Les règles sont le résumé, la généralisation des expériences particulières. Une règle ne met pas précisément en état de faire ; elle n’a pas une vertu active, elle n’inspire pas, elle ne communique substantiellement rien : elle avertit. Les règles ne sont pas pour cela peu utiles : elles aident à voir, elles préservent de voir mal, elles abrègent le temps et l’incertitude du tâtonnement ; elles sont, si l’on veut, une expérience anticipée, composée de l’expérience d’autrui et de quelques raisonnements a priori. Nous vivons de ces épargnes, comme l’enfant vit du bien de son père, jusqu’à ce que nous puissions gagner notre vie, et elles nous mettent en état de la gagner ; c’est-à-dire que les règles nous apprennent à nous faire des règles.

Il y a même réaction ; car si les règles (ou les généralisations, les idées abstraites) nous aident à voir les faits, ceux-ci, à leur tour, nous donnent le vrai sens des règles, et nous en mesurent la portée.

Il peut être dangereux d’accorder aux règles une valeur trop absolue et de laisser captiver son esprit par elles ; il faut du moins les rapporter toujours aux principes plus généraux dont elles émanent ; il faut maintenir toujours ouverte et libre cette communication entre les principes et les règles, comme aussi entre les règles et les faits. Les principes, les faits, voilà notre lumière ; les règles sont un lien entre les principes et les faits ; mais il faut que ce soit un lien vivant. Une règle qui ne touche pas sans cesse par ses deux extrémités aux principes et aux faits est une formule vaineo.

o – Voyez Reinhard’s Gestœndnisse, page 51 ; et page 45 de la traduction publiée en 1816, par M. Jean Monod, sous ce titre : Lettres de F.-V. Reinhard sur ses études et sa carrière de prédicateur- Paris, 1816.

Pour ce qui est des modèles, dans quel esprit faut-il les étudierp ? Il en est du beau comme de la vertu ; ni l’un ni l’autre ne se copient ; ils s’imposent, l’un au goût, l’autre à la conscience ; ils n’ont qu’à se montrer ; c’est par la contemplation de ces types qu’on leur devient, conformeq. Cela n’exclut pas la réflexion ni l’analyse ; regarder n’empêche pas de voir. Mais les beautés ne se transportent pas toutes faites ; et l’on ressemble d’autant moins aux modèles qu’on veut davantage leur ressembler. C’est tout simplement, ou surtout, une contagion à laquelle il faut s’exposer. L’admiration est féconde.

p – Barante ; Mélanges, tome II, page 374 et Herder’s Briefe, etc.

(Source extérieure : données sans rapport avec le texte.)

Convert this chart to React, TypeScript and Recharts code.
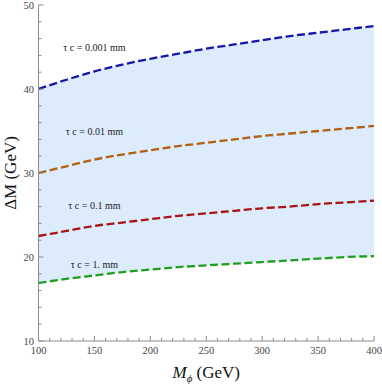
import { ComposedChart, Area, Line, XAxis, YAxis, ReferenceDot } from "recharts";

// M_phi (GeV) sample points and Delta M (GeV) for each decay length
const mPhi = [100, 125, 150, 175, 200, 225, 250, 275, 300, 325, 350, 375, 400];
const dm0001 = [40.0, 41.1, 42.1, 42.9, 43.6, 44.2, 44.8, 45.3, 45.8, 46.3, 46.7, 47.1, 47.5];
const dm001 = [30.0, 30.8, 31.6, 32.2, 32.7, 33.2, 33.6, 34.0, 34.4, 34.7, 35.0, 35.3, 35.6];
const dm01 = [22.5, 23.1, 23.7, 24.1, 24.5, 24.9, 25.2, 25.5, 25.8, 26.0, 26.3, 26.5, 26.7];
const dm1 = [16.9, 17.4, 17.8, 18.2, 18.5, 18.8, 19.0, 19.2, 19.4, 19.6, 19.8, 20.0, 20.1];

const xTicks = Array.from({ length: 31 }, (_, i) => 100 + i * 10);
const yTicks = Array.from({ length: 21 }, (_, i) => 10 + i * 2);

const curveLabels = [
    { text: "τ c = 0.001 mm", y: 45.0 },
    { text: "τ c = 0.01 mm", y: 35.0 },
    { text: "τ c = 0.1 mm", y: 26.1 },
    { text: "τ c = 1. mm", y: 19.1 },
];

const data = mPhi.map((m, i) => ({
    m,
    a: dm0001[i],
    b: dm001[i],
    c: dm01[i],
    d: dm1[i],
}));

const SERIF = "'Liberation Serif', 'Times New Roman', serif";
const FRAME = "#8c8c8c";

function BottomTick({ x, y, payload }: any) {
    const v = payload.value;
    const major = v % 50 === 0;
    return (
        <g>
            <line x1={x} y1={y} x2={x} y2={y - (major ? 5 : 3)} stroke={FRAME} strokeWidth={1} />
            {major && (
                <text x={x} y={y + 12.5} textAnchor="middle" fontSize={10.5} fontFamily={SERIF} fill="#444">
                    {v}
                </text>
            )}
        </g>
    );
}

function TopTick({ x, y, payload }: any) {
    const major = payload.value % 50 === 0;
    return <line x1={x} y1={y} x2={x} y2={y + (major ? 5 : 3)} stroke={FRAME} strokeWidth={1} />;
}

function LeftTick({ x, y, payload }: any) {
    const v = payload.value;
    const major = v % 10 === 0;
    return (
        <g>
            <line x1={x} y1={y} x2={x + (major ? 5 : 3)} y2={y} stroke={FRAME} strokeWidth={1} />
            {major && (
                <text x={x - 4.5} y={y + 3.5} textAnchor="end" fontSize={10.5} fontFamily={SERIF} fill="#444">
                    {v}
                </text>
            )}
        </g>
    );
}

function RightTick({ x, y, payload }: any) {
    const major = payload.value % 10 === 0;
    return <line x1={x} y1={y} x2={x - (major ? 5 : 3)} y2={y} stroke={FRAME} strokeWidth={1} />;
}

function XLabel({ viewBox }: any) {
    const cx = viewBox.x + viewBox.width / 2;
    return (
        <text x={cx} y={viewBox.y + 37} textAnchor="middle" fontFamily={SERIF} fontSize={17} fill="#111">
            <tspan fontStyle="italic">M</tspan>
            <tspan fontStyle="italic" fontSize={11} dy={4}>ϕ</tspan>
            <tspan dy={-4}> (GeV)</tspan>
        </text>
    );
}

function YLabel({ viewBox }: any) {
    const cy = viewBox.y + viewBox.height / 2;
    return (
        <text
            x={16}
            y={cy}
            transform={`rotate(-90 16 ${cy})`}
            textAnchor="middle"
            fontFamily={SERIF}
            fontSize={17}
            fill="#111"
        >
            ΔM (GeV)
        </text>
    );
}

function CurveLabel({ viewBox, value }: any) {
    return (
        <text x={viewBox.x} y={viewBox.y + 3.5} textAnchor="middle" fontFamily={SERIF} fontSize={10} fill="#222">
            {value}
        </text>
    );
}

export default function App() {
    return (
        <div style={{ position: "absolute", left: 0, top: 0, background: "#fff" }}>
            <ComposedChart width={382} height={384} data={data} margin={{ top: 5, right: 8, left: 0, bottom: 0 }}>
                <XAxis
                    xAxisId="bottom"
                    dataKey="m"
                    type="number"
                    domain={[100, 400]}
                    ticks={xTicks}
                    interval={0}
                    height={43}
                    tickSize={0}
                    tickMargin={0}
                    tick={<BottomTick />}
                    axisLine={{ stroke: FRAME }}
                    tickLine={false}
                    label={<XLabel />}
                />
                <XAxis
                    xAxisId="top"
                    orientation="top"
                    dataKey="m"
                    type="number"
                    domain={[100, 400]}
                    ticks={xTicks}
                    interval={0}
                    height={0}
                    tickSize={0}
                    tickMargin={0}
                    tick={<TopTick />}
                    axisLine={{ stroke: FRAME }}
                    tickLine={false}
                />
                <YAxis
                    yAxisId="left"
                    type="number"
                    domain={[10, 50]}
                    ticks={yTicks}
                    interval={0}
                    width={38.5}
                    tickSize={0}
                    tickMargin={0}
                    tick={<LeftTick />}
                    axisLine={{ stroke: FRAME }}
                    tickLine={false}
                    label={<YLabel />}
                />
                <YAxis
                    yAxisId="right"
                    orientation="right"
                    type="number"
                    domain={[10, 50]}
                    ticks={yTicks}
                    interval={0}
                    width={0}
                    tickSize={0}
                    tickMargin={0}
                    tick={<RightTick />}
                    axisLine={{ stroke: FRAME }}
                    tickLine={false}
                />
                <Area
                    xAxisId="bottom"
                    yAxisId="left"
                    type="monotone"
                    dataKey={(d: any) => [d.d, d.a]}
                    stroke="none"
                    fill="#dcecfc"
                    fillOpacity={1}
                    isAnimationActive={false}
                />
                <Line xAxisId="bottom" yAxisId="left" type="monotone" dataKey="a" stroke="#1616a8" strokeWidth={2.3} strokeDasharray="8 3.5" dot={false} isAnimationActive={false} />
                <Line xAxisId="bottom" yAxisId="left" type="monotone" dataKey="b" stroke="#b3600e" strokeWidth={2.3} strokeDasharray="8 3.5" dot={false} isAnimationActive={false} />
                <Line xAxisId="bottom" yAxisId="left" type="monotone" dataKey="c" stroke="#a81414" strokeWidth={2.3} strokeDasharray="8 3.5" dot={false} isAnimationActive={false} />
                <Line xAxisId="bottom" yAxisId="left" type="monotone" dataKey="d" stroke="#1f9e1f" strokeWidth={2.3} strokeDasharray="8 3.5" dot={false} isAnimationActive={false} />
                {curveLabels.map((l) => (
                    <ReferenceDot
                        key={l.text}
                        xAxisId="bottom"
                        yAxisId="left"
                        x={150}
                        y={l.y}
                        r={0}
                        fill="none"
                        stroke="none"
                        label={<CurveLabel value={l.text} />}
                    />
                ))}
            </ComposedChart>
        </div>
    );
}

Lettre XLI.

q – Nous deviendrons semblables à lui, parce que nous le verrons tel qu’il est.

(1 Jean 3.2)

Et quels modèles ? Non pas seulement les sermons, mais tous les discours oratoires ; non pas seulement tous ceux-ci, mais l’éloquence partout où elle se trouve, l’éloquence non oratoire ; l’éloquence de la narration comme celle du raisonnement ; l’éloquence dans les genres les plus divers, afin d’en avoir l’idée la plus générale, la plus pure, la moins conventionnelle ; – non seulement l’éloquence toute faite, mais ce dont se fait l’éloquence. L’éloquence toute faite pourrait bien mettre la vôtre à la porte.